Charts and diagrams as code
○ ○ ○ ○ ○ ○ ○
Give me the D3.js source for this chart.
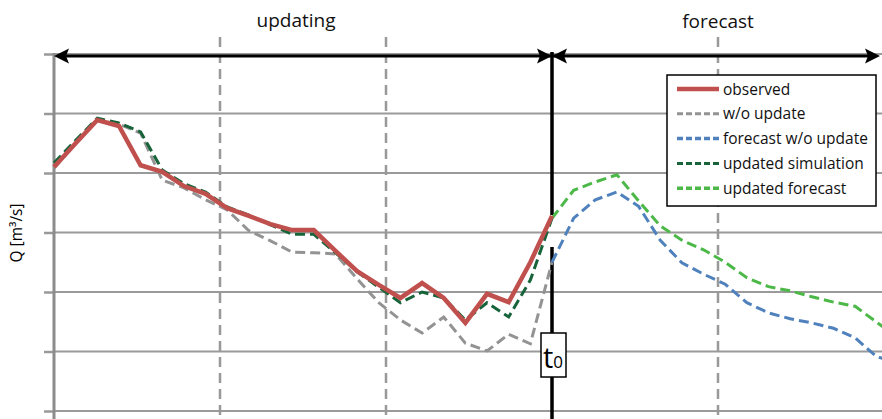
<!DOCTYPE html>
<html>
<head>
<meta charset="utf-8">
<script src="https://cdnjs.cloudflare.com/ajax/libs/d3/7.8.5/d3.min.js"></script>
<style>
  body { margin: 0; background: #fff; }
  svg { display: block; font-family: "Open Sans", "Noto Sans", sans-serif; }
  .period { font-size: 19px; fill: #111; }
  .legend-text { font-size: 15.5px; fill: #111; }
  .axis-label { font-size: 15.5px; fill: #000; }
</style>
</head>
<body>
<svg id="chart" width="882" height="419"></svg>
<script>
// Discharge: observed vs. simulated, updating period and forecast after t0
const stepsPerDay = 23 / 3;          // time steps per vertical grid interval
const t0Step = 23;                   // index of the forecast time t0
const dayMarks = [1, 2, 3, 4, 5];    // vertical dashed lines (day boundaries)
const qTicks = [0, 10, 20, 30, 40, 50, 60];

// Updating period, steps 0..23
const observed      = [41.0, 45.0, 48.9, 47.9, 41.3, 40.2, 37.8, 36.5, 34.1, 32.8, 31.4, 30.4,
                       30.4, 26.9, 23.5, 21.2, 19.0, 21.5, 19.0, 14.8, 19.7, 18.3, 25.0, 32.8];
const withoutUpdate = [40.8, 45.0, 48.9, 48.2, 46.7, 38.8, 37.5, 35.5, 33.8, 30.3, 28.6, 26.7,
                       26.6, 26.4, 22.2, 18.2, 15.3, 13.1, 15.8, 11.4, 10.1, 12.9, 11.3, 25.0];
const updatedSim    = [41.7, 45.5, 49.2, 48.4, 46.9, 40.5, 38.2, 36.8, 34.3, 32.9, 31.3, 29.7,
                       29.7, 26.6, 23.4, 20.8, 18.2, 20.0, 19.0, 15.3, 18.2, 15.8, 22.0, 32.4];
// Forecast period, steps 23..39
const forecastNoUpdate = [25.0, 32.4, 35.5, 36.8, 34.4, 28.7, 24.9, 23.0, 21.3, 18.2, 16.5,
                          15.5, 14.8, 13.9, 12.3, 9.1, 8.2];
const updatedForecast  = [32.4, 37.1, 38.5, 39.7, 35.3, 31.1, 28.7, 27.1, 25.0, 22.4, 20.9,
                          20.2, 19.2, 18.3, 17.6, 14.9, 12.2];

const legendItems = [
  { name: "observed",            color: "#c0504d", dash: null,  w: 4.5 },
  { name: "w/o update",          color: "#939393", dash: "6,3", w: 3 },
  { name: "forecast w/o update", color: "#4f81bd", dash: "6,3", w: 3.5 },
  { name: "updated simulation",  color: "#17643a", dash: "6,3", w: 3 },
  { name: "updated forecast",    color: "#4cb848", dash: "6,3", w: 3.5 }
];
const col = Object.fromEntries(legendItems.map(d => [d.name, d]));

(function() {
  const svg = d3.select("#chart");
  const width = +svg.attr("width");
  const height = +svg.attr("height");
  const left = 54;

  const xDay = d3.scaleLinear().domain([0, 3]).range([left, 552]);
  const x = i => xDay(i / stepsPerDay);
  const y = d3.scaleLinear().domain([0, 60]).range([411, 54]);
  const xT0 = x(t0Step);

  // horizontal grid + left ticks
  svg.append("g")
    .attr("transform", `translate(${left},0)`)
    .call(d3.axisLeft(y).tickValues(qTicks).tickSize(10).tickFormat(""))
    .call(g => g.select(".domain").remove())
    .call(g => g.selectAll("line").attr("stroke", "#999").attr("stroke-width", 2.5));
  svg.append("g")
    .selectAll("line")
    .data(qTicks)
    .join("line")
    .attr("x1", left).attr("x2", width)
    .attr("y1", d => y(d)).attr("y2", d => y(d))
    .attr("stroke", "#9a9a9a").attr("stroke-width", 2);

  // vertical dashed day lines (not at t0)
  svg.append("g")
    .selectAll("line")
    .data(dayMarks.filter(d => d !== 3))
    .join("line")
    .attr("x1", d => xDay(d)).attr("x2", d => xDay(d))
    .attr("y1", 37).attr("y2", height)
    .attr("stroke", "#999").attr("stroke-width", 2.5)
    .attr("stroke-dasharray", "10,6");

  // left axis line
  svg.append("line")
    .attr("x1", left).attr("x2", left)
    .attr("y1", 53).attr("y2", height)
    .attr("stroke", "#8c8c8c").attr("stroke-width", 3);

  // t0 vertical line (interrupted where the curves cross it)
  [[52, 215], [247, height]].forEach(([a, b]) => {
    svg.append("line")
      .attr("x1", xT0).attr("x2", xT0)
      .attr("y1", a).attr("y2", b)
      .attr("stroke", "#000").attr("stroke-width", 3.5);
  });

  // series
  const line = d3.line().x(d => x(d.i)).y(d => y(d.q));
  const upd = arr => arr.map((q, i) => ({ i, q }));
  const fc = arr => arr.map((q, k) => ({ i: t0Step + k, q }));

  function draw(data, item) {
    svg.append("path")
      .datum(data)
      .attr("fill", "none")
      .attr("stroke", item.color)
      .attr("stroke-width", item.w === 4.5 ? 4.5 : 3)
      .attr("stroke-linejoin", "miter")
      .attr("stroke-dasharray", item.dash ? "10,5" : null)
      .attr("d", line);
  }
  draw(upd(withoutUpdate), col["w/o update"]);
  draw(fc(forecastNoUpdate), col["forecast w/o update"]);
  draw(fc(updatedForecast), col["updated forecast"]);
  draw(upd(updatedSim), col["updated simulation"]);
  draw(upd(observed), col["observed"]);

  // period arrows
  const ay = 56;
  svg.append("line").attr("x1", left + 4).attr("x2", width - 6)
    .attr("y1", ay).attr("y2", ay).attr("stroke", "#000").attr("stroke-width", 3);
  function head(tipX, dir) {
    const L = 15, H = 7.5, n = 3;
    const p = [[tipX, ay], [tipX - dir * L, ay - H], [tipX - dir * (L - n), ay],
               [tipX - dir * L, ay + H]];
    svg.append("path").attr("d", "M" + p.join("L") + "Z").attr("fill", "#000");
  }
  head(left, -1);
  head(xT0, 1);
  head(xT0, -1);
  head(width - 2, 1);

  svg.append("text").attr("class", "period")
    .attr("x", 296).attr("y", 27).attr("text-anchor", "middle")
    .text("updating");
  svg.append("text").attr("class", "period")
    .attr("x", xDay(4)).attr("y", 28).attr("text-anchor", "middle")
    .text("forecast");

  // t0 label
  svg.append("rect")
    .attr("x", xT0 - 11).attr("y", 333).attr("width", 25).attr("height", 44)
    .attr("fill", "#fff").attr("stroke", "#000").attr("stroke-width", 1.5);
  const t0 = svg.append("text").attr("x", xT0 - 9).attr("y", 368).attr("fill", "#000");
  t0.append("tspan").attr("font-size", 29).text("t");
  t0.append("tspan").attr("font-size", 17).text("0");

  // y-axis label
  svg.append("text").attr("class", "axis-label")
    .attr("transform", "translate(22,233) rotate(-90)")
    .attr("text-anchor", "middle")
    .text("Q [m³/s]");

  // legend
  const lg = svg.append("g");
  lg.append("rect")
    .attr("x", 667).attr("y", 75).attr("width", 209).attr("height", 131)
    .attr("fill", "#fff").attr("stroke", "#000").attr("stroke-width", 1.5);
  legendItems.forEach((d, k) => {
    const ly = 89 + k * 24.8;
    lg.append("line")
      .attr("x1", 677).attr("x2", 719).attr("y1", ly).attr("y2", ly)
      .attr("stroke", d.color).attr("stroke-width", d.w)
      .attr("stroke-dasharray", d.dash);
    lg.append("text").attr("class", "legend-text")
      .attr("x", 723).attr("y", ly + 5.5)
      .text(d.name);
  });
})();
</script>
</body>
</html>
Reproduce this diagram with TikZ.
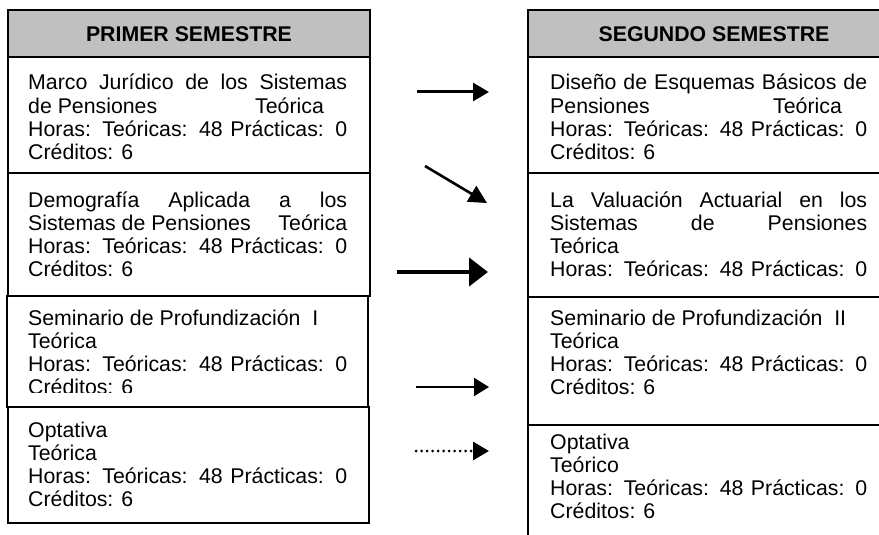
○ ○ ○ ○ ○ ○ ○
* [EXERCISE DIRECTIONS]: Repeat the records word for word. Any picture in them should be left out.

* [RESULT]:
Give me the D3.js source for this chart.
<!DOCTYPE html>
<html>
<head>
<meta charset="utf-8">
<script src="https://cdnjs.cloudflare.com/ajax/libs/d3/7.8.5/d3.min.js"></script>
<style>
  body { margin: 0; background: #fff; }
  svg { display: block; font-family: "Open Sans", "Noto Sans", sans-serif; }
  .period { font-size: 19px; fill: #111; }
  .legend-text { font-size: 15.5px; fill: #111; }
  .axis-label { font-size: 15.5px; fill: #000; }
</style>
</head>
<body>
<svg id="chart" width="882" height="419"></svg>
<script>
// Discharge: observed vs. simulated, updating period and forecast after t0
const stepsPerDay = 23 / 3;          // time steps per vertical grid interval
const t0Step = 23;                   // index of the forecast time t0
const dayMarks = [1, 2, 3, 4, 5];    // vertical dashed lines (day boundaries)
const qTicks = [0, 10, 20, 30, 40, 50, 60];

// Updating period, steps 0..23
const observed      = [41.0, 45.0, 48.9, 47.9, 41.3, 40.2, 37.8, 36.5, 34.1, 32.8, 31.4, 30.4,
                       30.4, 26.9, 23.5, 21.2, 19.0, 21.5, 19.0, 14.8, 19.7, 18.3, 25.0, 32.8];
const withoutUpdate = [40.8, 45.0, 48.9, 48.2, 46.7, 38.8, 37.5, 35.5, 33.8, 30.3, 28.6, 26.7,
                       26.6, 26.4, 22.2, 18.2, 15.3, 13.1, 15.8, 11.4, 10.1, 12.9, 11.3, 25.0];
const updatedSim    = [41.7, 45.5, 49.2, 48.4, 46.9, 40.5, 38.2, 36.8, 34.3, 32.9, 31.3, 29.7,
                       29.7, 26.6, 23.4, 20.8, 18.2, 20.0, 19.0, 15.3, 18.2, 15.8, 22.0, 32.4];
// Forecast period, steps 23..39
const forecastNoUpdate = [25.0, 32.4, 35.5, 36.8, 34.4, 28.7, 24.9, 23.0, 21.3, 18.2, 16.5,
                          15.5, 14.8, 13.9, 12.3, 9.1, 8.2];
const updatedForecast  = [32.4, 37.1, 38.5, 39.7, 35.3, 31.1, 28.7, 27.1, 25.0, 22.4, 20.9,
                          20.2, 19.2, 18.3, 17.6, 14.9, 12.2];

const legendItems = [
  { name: "observed",            color: "#c0504d", dash: null,  w: 4.5 },
  { name: "w/o update",          color: "#939393", dash: "6,3", w: 3 },
  { name: "forecast w/o update", color: "#4f81bd", dash: "6,3", w: 3.5 },
  { name: "updated simulation",  color: "#17643a", dash: "6,3", w: 3 },
  { name: "updated forecast",    color: "#4cb848", dash: "6,3", w: 3.5 }
];
const col = Object.fromEntries(legendItems.map(d => [d.name, d]));

(function() {
  const svg = d3.select("#chart");
  const width = +svg.attr("width");
  const height = +svg.attr("height");
  const left = 54;

  const xDay = d3.scaleLinear().domain([0, 3]).range([left, 552]);
  const x = i => xDay(i / stepsPerDay);
  const y = d3.scaleLinear().domain([0, 60]).range([411, 54]);
  const xT0 = x(t0Step);

  // horizontal grid + left ticks
  svg.append("g")
    .attr("transform", `translate(${left},0)`)
    .call(d3.axisLeft(y).tickValues(qTicks).tickSize(10).tickFormat(""))
    .call(g => g.select(".domain").remove())
    .call(g => g.selectAll("line").attr("stroke", "#999").attr("stroke-width", 2.5));
  svg.append("g")
    .selectAll("line")
    .data(qTicks)
    .join("line")
    .attr("x1", left).attr("x2", width)
    .attr("y1", d => y(d)).attr("y2", d => y(d))
    .attr("stroke", "#9a9a9a").attr("stroke-width", 2);

  // vertical dashed day lines (not at t0)
  svg.append("g")
    .selectAll("line")
    .data(dayMarks.filter(d => d !== 3))
    .join("line")
    .attr("x1", d => xDay(d)).attr("x2", d => xDay(d))
    .attr("y1", 37).attr("y2", height)
    .attr("stroke", "#999").attr("stroke-width", 2.5)
    .attr("stroke-dasharray", "10,6");

  // left axis line
  svg.append("line")
    .attr("x1", left).attr("x2", left)
    .attr("y1", 53).attr("y2", height)
    .attr("stroke", "#8c8c8c").attr("stroke-width", 3);

  // t0 vertical line (interrupted where the curves cross it)
  [[52, 215], [247, height]].forEach(([a, b]) => {
    svg.append("line")
      .attr("x1", xT0).attr("x2", xT0)
      .attr("y1", a).attr("y2", b)
      .attr("stroke", "#000").attr("stroke-width", 3.5);
  });

  // series
  const line = d3.line().x(d => x(d.i)).y(d => y(d.q));
  const upd = arr => arr.map((q, i) => ({ i, q }));
  const fc = arr => arr.map((q, k) => ({ i: t0Step + k, q }));

  function draw(data, item) {
    svg.append("path")
      .datum(data)
      .attr("fill", "none")
      .attr("stroke", item.color)
      .attr("stroke-width", item.w === 4.5 ? 4.5 : 3)
      .attr("stroke-linejoin", "miter")
      .attr("stroke-dasharray", item.dash ? "10,5" : null)
      .attr("d", line);
  }
  draw(upd(withoutUpdate), col["w/o update"]);
  draw(fc(forecastNoUpdate), col["forecast w/o update"]);
  draw(fc(updatedForecast), col["updated forecast"]);
  draw(upd(updatedSim), col["updated simulation"]);
  draw(upd(observed), col["observed"]);

  // period arrows
  const ay = 56;
  svg.append("line").attr("x1", left + 4).attr("x2", width - 6)
    .attr("y1", ay).attr("y2", ay).attr("stroke", "#000").attr("stroke-width", 3);
  function head(tipX, dir) {
    const L = 15, H = 7.5, n = 3;
    const p = [[tipX, ay], [tipX - dir * L, ay - H], [tipX - dir * (L - n), ay],
               [tipX - dir * L, ay + H]];
    svg.append("path").attr("d", "M" + p.join("L") + "Z").attr("fill", "#000");
  }
  head(left, -1);
  head(xT0, 1);
  head(xT0, -1);
  head(width - 2, 1);

  svg.append("text").attr("class", "period")
    .attr("x", 296).attr("y", 27).attr("text-anchor", "middle")
    .text("updating");
  svg.append("text").attr("class", "period")
    .attr("x", xDay(4)).attr("y", 28).attr("text-anchor", "middle")
    .text("forecast");

  // t0 label
  svg.append("rect")
    .attr("x", xT0 - 11).attr("y", 333).attr("width", 25).attr("height", 44)
    .attr("fill", "#fff").attr("stroke", "#000").attr("stroke-width", 1.5);
  const t0 = svg.append("text").attr("x", xT0 - 9).attr("y", 368).attr("fill", "#000");
  t0.append("tspan").attr("font-size", 29).text("t");
  t0.append("tspan").attr("font-size", 17).text("0");

  // y-axis label
  svg.append("text").attr("class", "axis-label")
    .attr("transform", "translate(22,233) rotate(-90)")
    .attr("text-anchor", "middle")
    .text("Q [m³/s]");

  // legend
  const lg = svg.append("g");
  lg.append("rect")
    .attr("x", 667).attr("y", 75).attr("width", 209).attr("height", 131)
    .attr("fill", "#fff").attr("stroke", "#000").attr("stroke-width", 1.5);
  legendItems.forEach((d, k) => {
    const ly = 89 + k * 24.8;
    lg.append("line")
      .attr("x1", 677).attr("x2", 719).attr("y1", ly).attr("y2", ly)
      .attr("stroke", d.color).attr("stroke-width", d.w)
      .attr("stroke-dasharray", d.dash);
    lg.append("text").attr("class", "legend-text")
      .attr("x", 723).attr("y", ly + 5.5)
      .text(d.name);
  });
})();
</script>
</body>
</html>
Reproduce this diagram with TikZ.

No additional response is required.